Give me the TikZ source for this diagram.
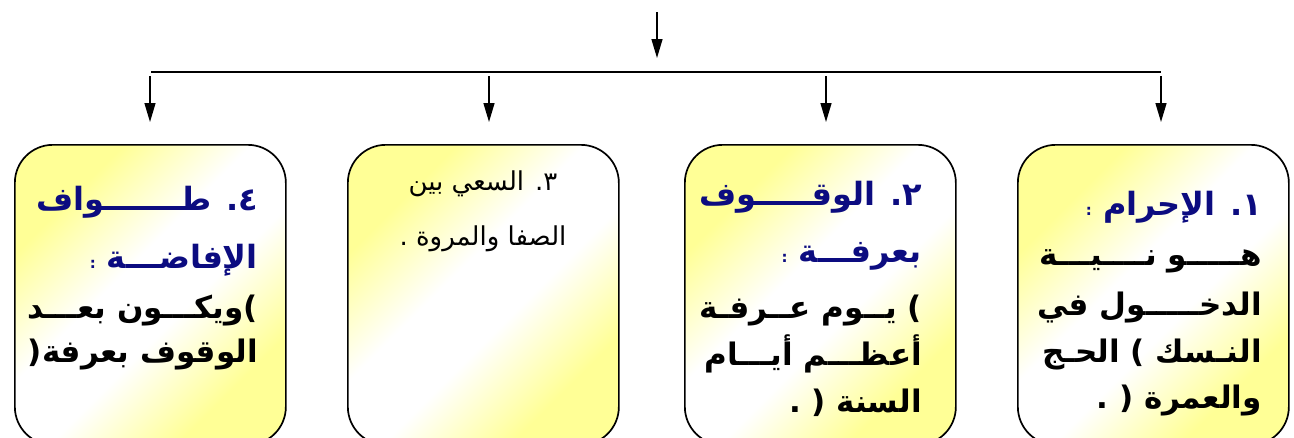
\documentclass[tikz,border=0pt]{standalone}
\usepackage{fontspec}
\usetikzlibrary{arrows.meta}
\TeXXeTstate=1
\newfontfamily\arabicfont[Script=Arabic]{DejaVu Sans}
\definecolor{byel}{RGB}{255,255,150}
\definecolor{tblue}{RGB}{12,12,128}
\pgfdeclarehorizontalshading{boxshade}{100bp}{color(0bp)=(byel); color(28bp)=(byel); color(44bp)=(white); color(56bp)=(white); color(72bp)=(byel); color(100bp)=(byel)}
\tikzset{
  stepbox/.style={draw=black, line width=1.7pt, rounded corners=38pt, minimum width=271pt, minimum height=300pt, anchor=north west, inner sep=0pt, shading=boxshade, shading angle=-45},
  arr/.style={-{Triangle[length=19pt,width=11pt]}, line width=1.4pt},
  btxt/.style={anchor=base east, inner sep=0pt, text=black, font=\arabicfont\bfseries\fontsize{31}{34}\selectfont},
  ttl/.style={btxt, text=tblue, font=\arabicfont\bfseries\fontsize{32}{34}\selectfont},
  mtxt/.style={anchor=base, inner sep=0pt, text=black, font=\arabicfont\fontsize{26}{28}\selectfont}
}
\newcommand{\smcolon}{{\fontsize{15}{15}\selectfont :}}
\begin{document}
\begin{tikzpicture}[x=1pt,y=-1pt]
\useasboundingbox (0,0) rectangle (1294,437);
% boxes
\node[stepbox] (box1) at (1017,144) {};
\node[stepbox] (box2) at (684,144) {};
\node[stepbox] (box3) at (347,144) {};
\node[stepbox] (box4) at (14,144) {};
% connectors
\coordinate (top0) at (657,12);
\coordinate (top1) at (657,58);
\coordinate (busL) at (151,72);
\coordinate (busR) at (1161,72);
\draw[arr] (top0) -- (top1);
\draw[line width=2.6pt] (busL) -- (busR);
\coordinate (s1) at (1161,76); \coordinate (e1) at (1161,122);
\coordinate (s2) at (826,76);  \coordinate (e2) at (826,122);
\coordinate (s3) at (489,76);  \coordinate (e3) at (489,122);
\coordinate (s4) at (150,76);  \coordinate (e4) at (150,122);
\draw[arr] (s1) -- (e1);
\draw[arr] (s2) -- (e2);
\draw[arr] (s3) -- (e3);
\draw[arr] (s4) -- (e4);
% box 1
\node[ttl] (b1a) at (1262,215) {\beginR ١. الإحرام \smcolon\endR};
\node[btxt] (b1b) at (1262,265) {\beginR هـــــو نــــيـــة\endR};
\node[btxt] (b1c) at (1262,315) {\beginR الدخـــــول في\endR};
\node[btxt] (b1d) at (1262,362) {\beginR النـسك ) الحـج\endR};
\node[btxt] (b1e) at (1262,408) {\beginR والعمرة ( .\endR};
% box 2
\node[ttl] (b2a) at (922,205) {\beginR ٢. الوقـــــوف\endR};
\node[ttl] (b2b) at (922,262) {\beginR بعرفـــة \smcolon\endR};
\node[btxt] (b2c) at (922,318) {\beginR ) يــوم عــرفـة\endR};
\node[btxt] (b2d) at (922,365) {\beginR أعظـــم أيـــام\endR};
\node[btxt] (b2e) at (922,412) {\beginR السنة ( .\endR};
% box 3
\node[mtxt] (b3a) at (483,190) {\beginR ٣. السعي بين\endR};
\node[mtxt] (b3b) at (483,245) {\beginR الصفا والمروة .\endR};
% box 4
\node[ttl] (b4a) at (258,210) {\beginR ٤. طـــــــواف\endR};
\node[ttl] (b4b) at (258,268) {\beginR الإفاضـــة \smcolon\endR};
\node[btxt] (b4c) at (258,318) {\beginR )ويكـــون بعـــد\endR};
\node[btxt] (b4d) at (258,362) {\beginR الوقوف بعرفة(\endR};
\end{tikzpicture}
\end{document}
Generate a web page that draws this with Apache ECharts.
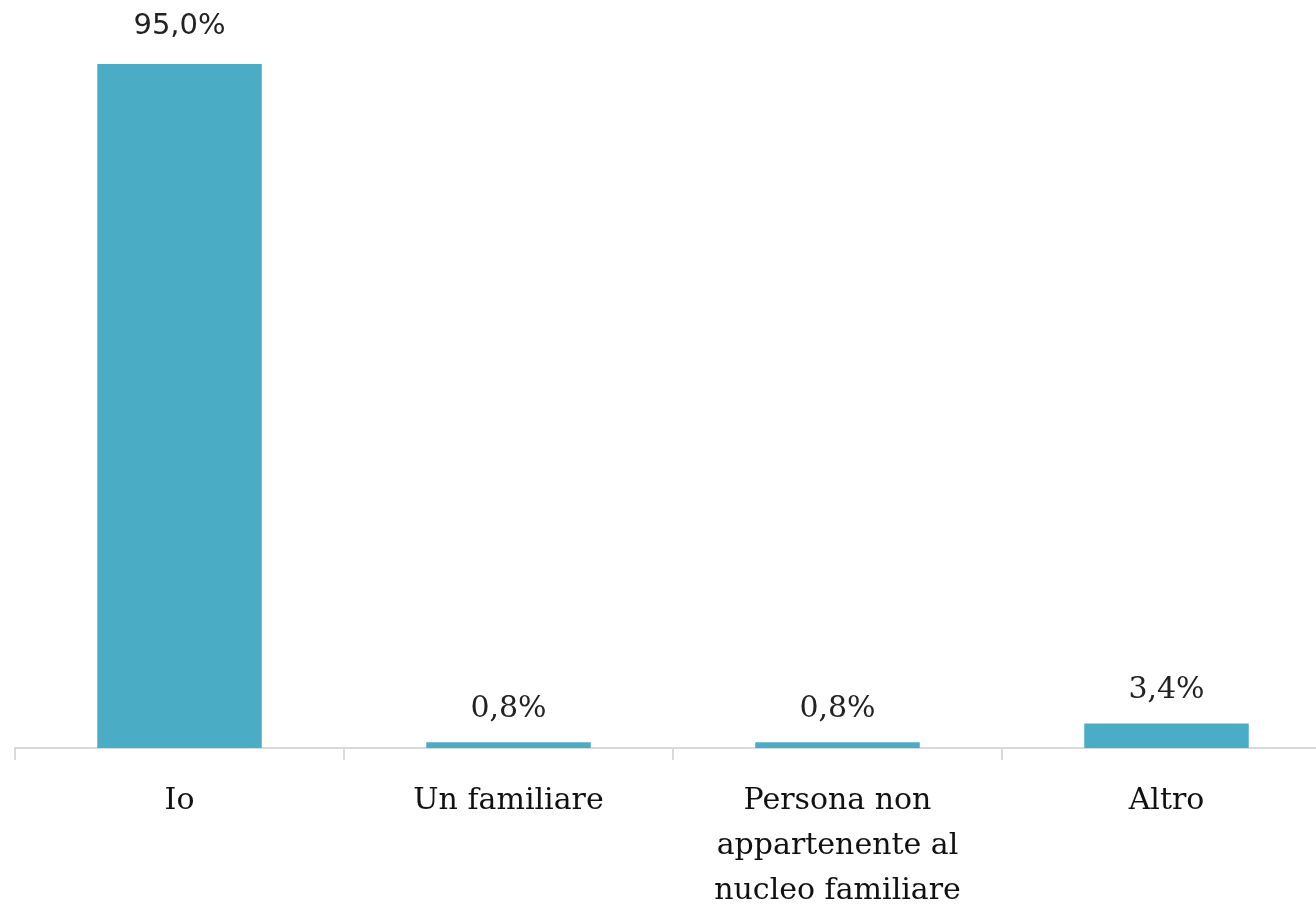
<!DOCTYPE html>
<html><head><meta charset="utf-8">
<script src="https://cdn.jsdelivr.net/npm/echarts@6/dist/echarts.min.js"></script>
<style>html,body{margin:0;padding:0;background:#fff}#c{width:1316px;height:910px}</style>
</head><body><div id="c"></div>
<script>
const categories = ['Io', 'Un familiare', 'Persona non\nappartenente al\nnucleo familiare', 'Altro'];
const values = [95.0, 0.8, 0.8, 3.4];
const labelFonts = ['DejaVu Sans', 'DejaVu Serif', 'DejaVu Serif', 'DejaVu Serif'];

const chart = echarts.init(document.getElementById('c'), null, {renderer: 'canvas'});
chart.setOption({
  animation: false,
  grid: {left: 15, right: -15, top: 28, bottom: 162, containLabel: false, outerBoundsMode: 'none'},
  xAxis: {
    type: 'category',
    data: categories,
    axisLine: {lineStyle: {color: '#d9d9d9', width: 2}},
    axisTick: {show: true, length: 12, lineStyle: {color: '#d9d9d9', width: 2}},
    axisLabel: {interval: 0, margin: 31, color: '#111', fontFamily: 'DejaVu Serif', fontSize: 30, lineHeight: 45}
  },
  yAxis: {type: 'value', min: 0, max: 100, show: false, splitLine: {show: false}},
  series: [{
    type: 'bar',
    barWidth: '50%',
    data: values.map((v, i) => ({
      value: v,
      label: {fontFamily: labelFonts[i], fontSize: i === 0 ? 29 : 30, distance: i === 0 ? 23 : 18}
    })),
    itemStyle: {color: '#4bacc6'},
    label: {
      show: true, position: 'top', color: '#222',
      formatter: p => p.value.toFixed(1).replace('.', ',') + '%'
    }
  }]
});
</script></body></html>
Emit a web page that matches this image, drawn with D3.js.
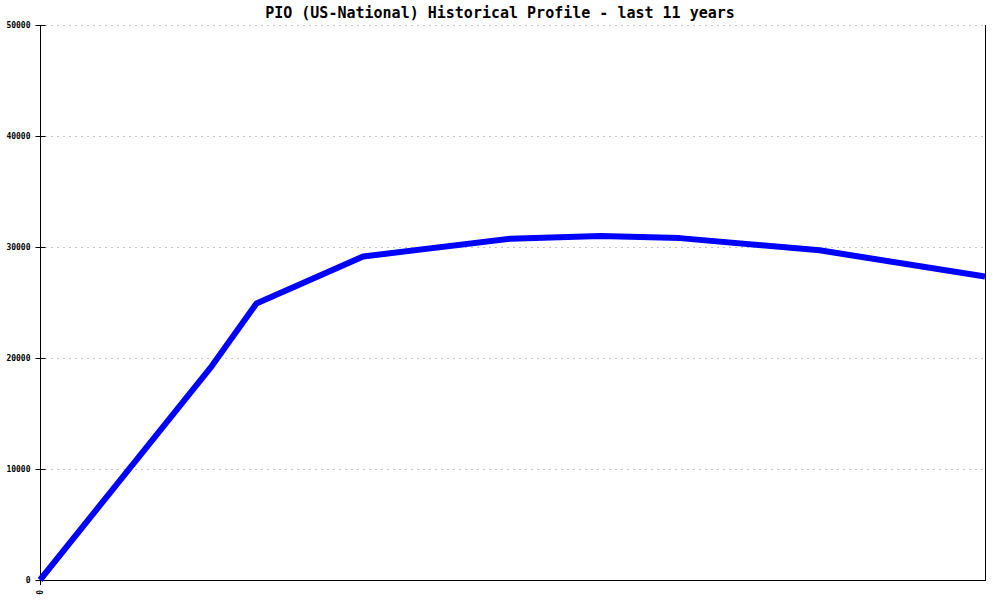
<!DOCTYPE html>
<html>
<head>
<meta charset="utf-8">
<script src="https://cdn.jsdelivr.net/npm/d3@7"></script>
<style>
body { margin: 0; background: #fff; }
svg { display: block; }
</style>
</head>
<body>
<svg id="chart" width="1000" height="600"></svg>
<script>
const title = "PIO (US-National) Historical Profile - last 11 years";
const yTicks = [0, 10000, 20000, 30000, 40000, 50000];
const xTickLabels = ["0"];
// time position in years (0..10) and value
const years = [0, 1.82, 2.29, 3.42, 4.98, 5.93, 6.77, 8.25, 10];
const values = [0, 19300, 24900, 29150, 30750, 31000, 30800, 29700, 27350];

const svg = d3.select("#chart");
const mLeft = 40, mRight = 985, mTop = 25, mBottom = 580;

const x = d3.scaleLinear().domain([0, 10]).range([mLeft, mRight]);
const y = d3.scaleLinear().domain([0, 50000]).range([mBottom, mTop]);

// title
svg.append("text")
  .attr("x", 500).attr("y", 18)
  .attr("text-anchor", "middle")
  .attr("font-family", "DejaVu Sans Mono")
  .attr("font-weight", "bold")
  .attr("font-size", 15)
  .attr("fill", "#000")
  .text(title);

// grid lines
svg.append("g").selectAll("line")
  .data(yTicks.filter(d => d > 0))
  .join("line")
  .attr("x1", mLeft + 5).attr("x2", mRight)
  .attr("y1", d => Math.round(y(d)) + 0.5).attr("y2", d => Math.round(y(d)) + 0.5)
  .attr("stroke", "#c4c4c4")
  .attr("stroke-dasharray", "2,4");

// y axis
const yAxis = d3.axisLeft(y).tickValues(yTicks).tickSize(5).tickFormat(d3.format("d"));
const gy = svg.append("g").attr("transform", `translate(${mLeft + 0.5},0)`).call(yAxis);
gy.select(".domain").remove();
gy.selectAll(".tick line").attr("x2", 5).attr("x1", -5).attr("stroke", "#000");
gy.selectAll(".tick text")
  .attr("x", -10)
  .attr("font-family", "DejaVu Sans Mono")
  .attr("font-weight", "bold")
  .attr("font-size", 8)
  .attr("fill", "#000");

// axes lines
svg.append("line").attr("x1", mLeft + 0.5).attr("x2", mLeft + 0.5).attr("y1", mTop).attr("y2", mBottom + 5).attr("stroke", "#000");
svg.append("line").attr("x1", mRight + 0.5).attr("x2", mRight + 0.5).attr("y1", mTop).attr("y2", mBottom).attr("stroke", "#000");
svg.append("line").attr("x1", mLeft).attr("x2", mRight + 1).attr("y1", mBottom + 0.5).attr("y2", mBottom + 0.5).attr("stroke", "#000");

// x tick label (rotated)
svg.append("g").selectAll("text")
  .data(xTickLabels)
  .join("text")
  .attr("transform", (d, i) => `translate(${x(i) + 3},${mBottom + 10}) rotate(-90)`)
  .attr("text-anchor", "end")
  .attr("font-family", "DejaVu Sans Mono")
  .attr("font-weight", "bold")
  .attr("font-size", 8)
  .attr("fill", "#000")
  .text(d => d);

// line
const line = d3.line().x((d, i) => x(years[i])).y(d => y(d));
svg.append("path")
  .datum(values)
  .attr("d", line)
  .attr("fill", "none")
  .attr("stroke", "#0000ff")
  .attr("stroke-width", 6)
  .attr("stroke-linejoin", "round");
</script>
</body>
</html>
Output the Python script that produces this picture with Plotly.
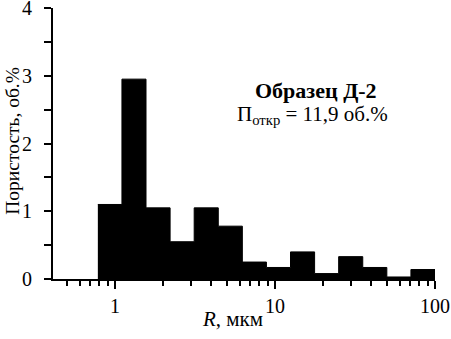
import plotly.graph_objects as go

# bin edges (um) and porosity per bin (vol.%)
edges = [0.78125, 1.105, 1.5625, 2.21, 3.125, 4.42, 6.25, 8.84, 12.5, 17.68, 25.0, 35.36, 50.0, 70.71, 100.0]
porosity = [1.1, 2.95, 1.05, 0.55, 1.05, 0.78, 0.25, 0.17, 0.4, 0.08, 0.33, 0.17, 0.03, 0.14]

x_ticks = [1, 10, 100]
x_ticklabels = ["1", "10", "100"]
y_ticks = [0, 1, 2, 3, 4]

FONT = "Liberation Serif, Times New Roman, serif"

fig = go.Figure()
fig.add_trace(go.Scatter(
    x=edges,
    y=porosity + [0],
    mode="lines",
    line=dict(shape="hv", color="black", width=1),
    fill="tozeroy",
    fillcolor="black",
    showlegend=False,
    hoverinfo="skip",
))

fig.add_annotation(
    x=0.688, y=0.697, xref="paper", yref="paper",
    text="<b>Образец Д-2</b>", showarrow=False,
    font=dict(family=FONT, size=22, color="black"), xanchor="center", yanchor="middle",
)
fig.add_annotation(
    x=0.68, y=0.605, xref="paper", yref="paper",
    text="П<sub>откр</sub> = 11,9 об.%", showarrow=False,
    font=dict(family=FONT, size=21, color="black"), xanchor="center", yanchor="middle",
)
# x-axis title
fig.add_annotation(
    x=0.469, y=-0.148, xref="paper", yref="paper",
    text="<i>R</i>, мкм", showarrow=False,
    font=dict(family=FONT, size=21, color="black"), xanchor="center", yanchor="middle",
)
# y-axis title
fig.add_annotation(
    x=-0.1047, y=0.51, xref="paper", yref="paper",
    text="Пористость, об.%", showarrow=False, textangle=-90, borderpad=0,
    font=dict(family=FONT, size=19.5, color="black"), xanchor="center", yanchor="middle",
)

fig.update_layout(
    width=451, height=339,
    margin=dict(l=53, r=16, t=8, b=60),
    plot_bgcolor="white", paper_bgcolor="white",
    font=dict(family=FONT, size=20, color="black"),
    xaxis=dict(
        type="log", range=[-0.3875, 2.0],
        tickvals=x_ticks, ticktext=x_ticklabels,
        ticks="outside", ticklen=8, tickwidth=2, tickcolor="black",
        ticklabeloverflow="allow", automargin=False,
        minor=dict(ticks="outside", ticklen=5, tickwidth=1.5, tickcolor="black",
                   tickvals=[0.5, 0.6, 0.7, 0.8, 0.9, 2, 3, 4, 5, 6, 7, 8, 9,
                             20, 30, 40, 50, 60, 70, 80, 90]),
        showline=True, linecolor="black", linewidth=2,
        showgrid=False, zeroline=False,
    ),
    yaxis=dict(
        range=[0, 4],
        tickvals=y_ticks,
        ticks="outside", ticklen=7, tickwidth=1.5, tickcolor="black",
        ticklabeloverflow="allow", automargin=False, ticklabelstandoff=8,
        minor=dict(ticks="outside", ticklen=7, tickwidth=1.5, tickcolor="black", dtick=0.5),
        showline=True, linecolor="black", linewidth=2,
        showgrid=False, zeroline=False,
    ),
)

fig.write_html("out.html", config={"displayModeBar": False},
               post_script="document.body.style.margin='0';")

---

▶ [THE EXERCISE] Look above for the line with "Generate a web" and the line with "const labelFonts = ['DejaVu"; set down those two lines and all lines between them exactly, without pictures and without anything else.

▶ [SOLVED EXERCISE]
Generate a web page that draws this with Apache ECharts.
<!DOCTYPE html>
<html><head><meta charset="utf-8">
<script src="https://cdn.jsdelivr.net/npm/echarts@6/dist/echarts.min.js"></script>
<style>html,body{margin:0;padding:0;background:#fff}#c{width:1316px;height:910px}</style>
</head><body><div id="c"></div>
<script>
const categories = ['Io', 'Un familiare', 'Persona non\nappartenente al\nnucleo familiare', 'Altro'];
const values = [95.0, 0.8, 0.8, 3.4];
const labelFonts = ['DejaVu Sans', 'DejaVu Serif', 'DejaVu Serif', 'DejaVu Serif'];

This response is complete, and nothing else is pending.